16. Greek Salad Cups

These are seriously the tastiest lunch or side for busy nights!

Ingredients:

  • 3 hearts romaine lettuce
  • Cherry tomatoes (as many as you want)
  • 1 red onion
  • Block of feta cheese (not the crumbles they’re too dry)
  • Cucumber (I like the English ones no seeds)
  • Kalamata olives
  • Red wine vinegar and olive oil
  • Clear plastic cups

Instructions:

  • Chop romaine into bite size pieces
  • Dice cucumber red onion and tomatoes small
  • Cut feta into little cubes (the youngest loves doing this part)
  • Layer everything in clear cups starting with lettuce at bottom
  • Add olives and feta toward the top so they dont get squished
  • Pour a little olive oil and red wine vinegar right before eating
  • Stick a spoon or fork in and they’re ready to go!

17. Bacon-Wrapped Pineapple Bites

Oh, man, these bacon-wrapped pineapple bites are the perfect sweet-and-savory summer snack.
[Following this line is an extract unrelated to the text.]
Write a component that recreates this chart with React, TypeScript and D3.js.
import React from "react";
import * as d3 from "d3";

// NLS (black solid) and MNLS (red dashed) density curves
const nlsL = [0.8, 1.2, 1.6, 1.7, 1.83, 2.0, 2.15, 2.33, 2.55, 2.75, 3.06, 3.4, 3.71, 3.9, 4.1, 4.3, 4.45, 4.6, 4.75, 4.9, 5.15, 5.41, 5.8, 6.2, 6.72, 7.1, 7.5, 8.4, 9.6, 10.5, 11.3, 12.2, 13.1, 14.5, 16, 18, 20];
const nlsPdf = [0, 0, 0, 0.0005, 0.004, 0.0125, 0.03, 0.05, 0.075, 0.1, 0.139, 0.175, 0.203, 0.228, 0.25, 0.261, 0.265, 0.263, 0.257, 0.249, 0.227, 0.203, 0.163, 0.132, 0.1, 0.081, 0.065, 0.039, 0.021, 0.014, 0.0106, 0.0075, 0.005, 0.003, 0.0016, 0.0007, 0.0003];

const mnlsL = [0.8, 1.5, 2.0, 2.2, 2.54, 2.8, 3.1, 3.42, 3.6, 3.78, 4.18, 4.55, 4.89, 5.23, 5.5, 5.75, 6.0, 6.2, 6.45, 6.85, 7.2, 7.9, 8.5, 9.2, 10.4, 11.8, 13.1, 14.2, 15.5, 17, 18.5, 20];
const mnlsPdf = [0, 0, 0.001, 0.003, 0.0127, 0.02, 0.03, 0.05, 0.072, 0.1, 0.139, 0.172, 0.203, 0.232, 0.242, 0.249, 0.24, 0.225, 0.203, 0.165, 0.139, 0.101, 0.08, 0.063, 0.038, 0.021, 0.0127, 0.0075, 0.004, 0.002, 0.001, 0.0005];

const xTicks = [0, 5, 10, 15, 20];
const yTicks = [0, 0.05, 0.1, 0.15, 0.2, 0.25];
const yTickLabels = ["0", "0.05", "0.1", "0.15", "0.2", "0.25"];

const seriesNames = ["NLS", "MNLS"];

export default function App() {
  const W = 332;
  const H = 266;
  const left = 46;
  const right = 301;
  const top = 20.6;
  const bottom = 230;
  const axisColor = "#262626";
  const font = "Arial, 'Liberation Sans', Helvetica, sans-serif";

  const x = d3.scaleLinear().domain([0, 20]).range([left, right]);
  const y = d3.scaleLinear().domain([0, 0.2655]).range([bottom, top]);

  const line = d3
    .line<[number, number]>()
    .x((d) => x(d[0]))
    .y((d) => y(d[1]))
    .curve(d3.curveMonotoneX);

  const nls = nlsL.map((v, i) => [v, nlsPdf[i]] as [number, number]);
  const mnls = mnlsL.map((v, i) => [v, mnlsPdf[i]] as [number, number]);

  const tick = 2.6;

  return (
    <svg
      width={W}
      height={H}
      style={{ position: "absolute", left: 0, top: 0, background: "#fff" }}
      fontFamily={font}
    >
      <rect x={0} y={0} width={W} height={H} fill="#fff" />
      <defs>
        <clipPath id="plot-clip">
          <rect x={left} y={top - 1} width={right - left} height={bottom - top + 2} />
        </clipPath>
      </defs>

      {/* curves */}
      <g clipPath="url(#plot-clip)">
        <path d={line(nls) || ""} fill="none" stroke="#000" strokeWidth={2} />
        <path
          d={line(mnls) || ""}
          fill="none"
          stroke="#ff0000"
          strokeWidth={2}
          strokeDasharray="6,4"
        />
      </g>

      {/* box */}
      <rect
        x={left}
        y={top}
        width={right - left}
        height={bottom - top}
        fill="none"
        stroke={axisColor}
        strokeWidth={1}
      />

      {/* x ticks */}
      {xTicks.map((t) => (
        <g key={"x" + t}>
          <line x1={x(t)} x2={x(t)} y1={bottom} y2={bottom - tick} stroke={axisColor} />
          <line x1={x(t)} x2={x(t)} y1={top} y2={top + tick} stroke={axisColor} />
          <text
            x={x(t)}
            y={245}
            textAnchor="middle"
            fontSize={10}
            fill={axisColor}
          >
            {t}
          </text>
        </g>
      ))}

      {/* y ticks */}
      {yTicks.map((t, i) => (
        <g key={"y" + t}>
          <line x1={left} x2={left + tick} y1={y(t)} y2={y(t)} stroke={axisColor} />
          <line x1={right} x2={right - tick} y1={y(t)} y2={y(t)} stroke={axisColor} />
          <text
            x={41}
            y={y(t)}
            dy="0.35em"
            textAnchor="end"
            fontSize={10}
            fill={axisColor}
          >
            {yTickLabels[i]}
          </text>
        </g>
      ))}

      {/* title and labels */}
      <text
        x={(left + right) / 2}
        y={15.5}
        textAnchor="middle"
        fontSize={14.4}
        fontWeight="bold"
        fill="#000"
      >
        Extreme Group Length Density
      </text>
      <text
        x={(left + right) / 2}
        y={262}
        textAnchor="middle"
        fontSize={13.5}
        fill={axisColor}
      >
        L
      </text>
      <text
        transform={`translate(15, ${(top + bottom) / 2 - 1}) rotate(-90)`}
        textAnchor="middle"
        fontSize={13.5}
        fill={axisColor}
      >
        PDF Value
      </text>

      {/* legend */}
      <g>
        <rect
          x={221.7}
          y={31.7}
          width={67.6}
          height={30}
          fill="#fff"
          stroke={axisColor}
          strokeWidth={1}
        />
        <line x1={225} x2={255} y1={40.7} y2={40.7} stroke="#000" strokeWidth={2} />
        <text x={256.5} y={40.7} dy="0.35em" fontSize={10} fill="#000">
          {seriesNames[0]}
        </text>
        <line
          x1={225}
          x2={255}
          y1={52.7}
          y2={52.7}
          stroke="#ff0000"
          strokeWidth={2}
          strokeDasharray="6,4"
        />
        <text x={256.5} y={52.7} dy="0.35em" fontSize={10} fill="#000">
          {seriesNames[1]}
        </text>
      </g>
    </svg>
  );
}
They are super easy to throw together too!

Ingredients:

  • 1 can pineapple chunks (or fresh, cut into bite-size pieces)
  • 1 pack of bacon (cut strips in half)
  • ¼ cup brown sugar (optional for extra caramelization)
  • Toothpicks

Instructions:

  • Preheat oven to 400°F (200°C) and line a baking sheet with parchment paper or foil.
  • Wrap each pineapple chunk with half a slice of bacon and secure with a toothpick.
  • Optional: Roll or sprinkle each piece with brown sugar for extra flavor.
  • Place bites on the baking sheet, seam-side down.
  • Bake for 20–25 minutes or until bacon is crispy and golden.
  • Let cool slightly and serve warm!

18. Loaded Veggie Nachos

These fully-loaded sheet pan nachos are the ultimate party snack.
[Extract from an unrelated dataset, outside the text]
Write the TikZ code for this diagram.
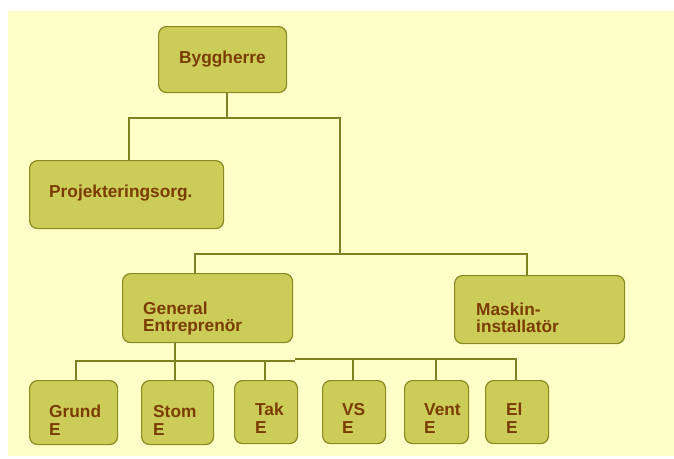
\documentclass[tikz,border=0pt]{standalone}
\usepackage{fontspec}
\setmainfont{Liberation Sans}
\definecolor{paper}{RGB}{255,255,200}
\definecolor{boxfill}{RGB}{204,204,88}
\definecolor{boxline}{RGB}{138,138,34}
\definecolor{wire}{RGB}{128,128,36}
\definecolor{txt}{RGB}{122,60,0}
\begin{document}
\begin{tikzpicture}[x=1pt,y=-1pt,
  box/.style={draw=boxline, fill=boxfill, line width=1.2pt, rounded corners=8pt,
    anchor=north west, inner sep=0pt},
  lbl/.style={anchor=base west, inner sep=0pt, text=txt,
    font=\fontsize{17.3}{18}\selectfont\bfseries},
  link/.style={draw=wire, line width=1.2pt}]
\useasboundingbox (0,0) rectangle (674,458);
\fill[white] (0,0) rectangle (674,458);
\fill[paper] (8,11) rectangle (674,456);

% organisation boxes
\node[box, minimum width=128, minimum height=66] (bygg) at (158,26) {};
\node[box, minimum width=194, minimum height=68] (proj) at (29,160) {};
\node[box, minimum width=170, minimum height=69] (ge)   at (122,273) {};
\node[box, minimum width=170, minimum height=68] (mask) at (454,275) {};
\node[box, minimum width=88, minimum height=64] (grund) at (29,380) {};
\node[box, minimum width=72, minimum height=64] (stom)  at (141,380) {};
\node[box, minimum width=63, minimum height=63] (tak)   at (234,380) {};
\node[box, minimum width=63, minimum height=63] (vs)    at (322,380) {};
\node[box, minimum width=64, minimum height=63] (vent)  at (404,380) {};
\node[box, minimum width=63, minimum height=63] (el)    at (485,380) {};

% labels
\node[lbl] (bygg-t)  at (179,63)  {Byggherre};
\node[lbl] (proj-t)  at (49,197)  {Projekteringsorg.};
\node[lbl] (ge-t)    at (143,314) {\begin{tabular}[t]{@{}l@{}}General\\[-1pt]Entreprenör\end{tabular}};
\node[lbl] (mask-t)  at (476,315) {\begin{tabular}[t]{@{}l@{}}Maskin-\\[-1pt]installatör\end{tabular}};
\node[lbl] (grund-t) at (49,417)  {\begin{tabular}[t]{@{}l@{}}Grund\\E\end{tabular}};
\node[lbl] (stom-t)  at (153,417) {\begin{tabular}[t]{@{}l@{}}Stom\\E\end{tabular}};
\node[lbl] (tak-t)   at (255,415) {\begin{tabular}[t]{@{}l@{}}Tak\\E\end{tabular}};
\node[lbl] (vs-t)    at (342,415) {\begin{tabular}[t]{@{}l@{}}VS\\E\end{tabular}};
\node[lbl] (vent-t)  at (424,415) {\begin{tabular}[t]{@{}l@{}}Vent\\E\end{tabular}};
\node[lbl] (el-t)    at (506,415) {\begin{tabular}[t]{@{}l@{}}El\\E\end{tabular}};

% branch points
\coordinate (top)  at (227,118);
\coordinate (topL) at (129,118);
\coordinate (topR) at (340,118);
\coordinate (mid)  at (340,254);
\coordinate (midL) at (195,254);
\coordinate (midR) at (527,254);
\coordinate (geDown) at (175,361);
\coordinate (lowL) at (76,361);
\coordinate (lowJ) at (295,361);
\coordinate (lowJ2) at (295,359);
\coordinate (lowR) at (516,359);
\coordinate (takJ)  at (265,361);
\coordinate (vsJ)   at (353,359);
\coordinate (ventJ) at (436,359);

% connectors
\draw[link] (bygg.south -| top) -- (top);
\draw[link] (proj.north -| topL) -- (topL) -- (topR) -- (mid);
\draw[link] (ge.north -| midL) -- (midL) -- (midR) -- (mask.north -| midR);
\draw[link] (ge.south -| geDown) -- (stom.north -| geDown);
\draw[link] (grund.north -| lowL) -- (lowL) -- (lowJ);
\draw[link] (lowJ2) -- (lowR) -- (el.north -| lowR);
\draw[link] (tak.north -| takJ) -- (takJ);
\draw[link] (vs.north -| vsJ) -- (vsJ);
\draw[link] (vent.north -| ventJ) -- (ventJ);
\end{tikzpicture}
\end{document}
They are easy to make, totally customizable, and absolutely loaded with yummy veggie toppings.

Ingredients:

For the nachos:

  • 1 (13-ounce / 368g) bag tortilla chips (go for the sturdy kind so they don’t get soggy)
  • 3–4 cups shredded cheese (I use a mix of Monterey Jack, cheddar, and mozzarella)
  • 1 (14-ounce / 398ml) can black beans or pinto beans, rinsed and drained
  • ½ red bell pepper, diced
  • ½ green bell pepper, diced
  • 1 cup corn kernels (fresh, frozen, canned, or roasted)
  • ¼ cup pickled jalapeños
  • 1 tablespoon taco or fajita seasoning

Fresh toppings:

  • 2 small tomatoes, diced
  • ½ red onion, finely chopped
  • 1 avocado, diced
  • 1 cup shredded lettuce
  • ¼ cup chopped cilantro or green onions (or both!)
  • Sour cream, salsa or pico de gallo, and guac on the side

Instructions:

  • Set oven to 400°F (200°C) and line a large baking sheet with parchment paper.
  • Spread chips in a single layer. Add half the cheese, then layer on the beans, bell peppers, corn, and jalapeños. Sprinkle taco seasoning over everything, then top with the rest of the cheese.
  • Pop into the oven and bake for 10 minutes or until the cheese is gooey and melted.
  • Once out of the oven, add tomatoes, red onion, avocado, lettuce, and herbs.
  • Serve immediately with dips on the side.

Easy and Sensational Summer Dips & Finger Foods for Your Party

I love summer time and all the little appetizers and dips you can make!

I hope this lists inspires you to make these for your next potluck, picnic or BBQ party!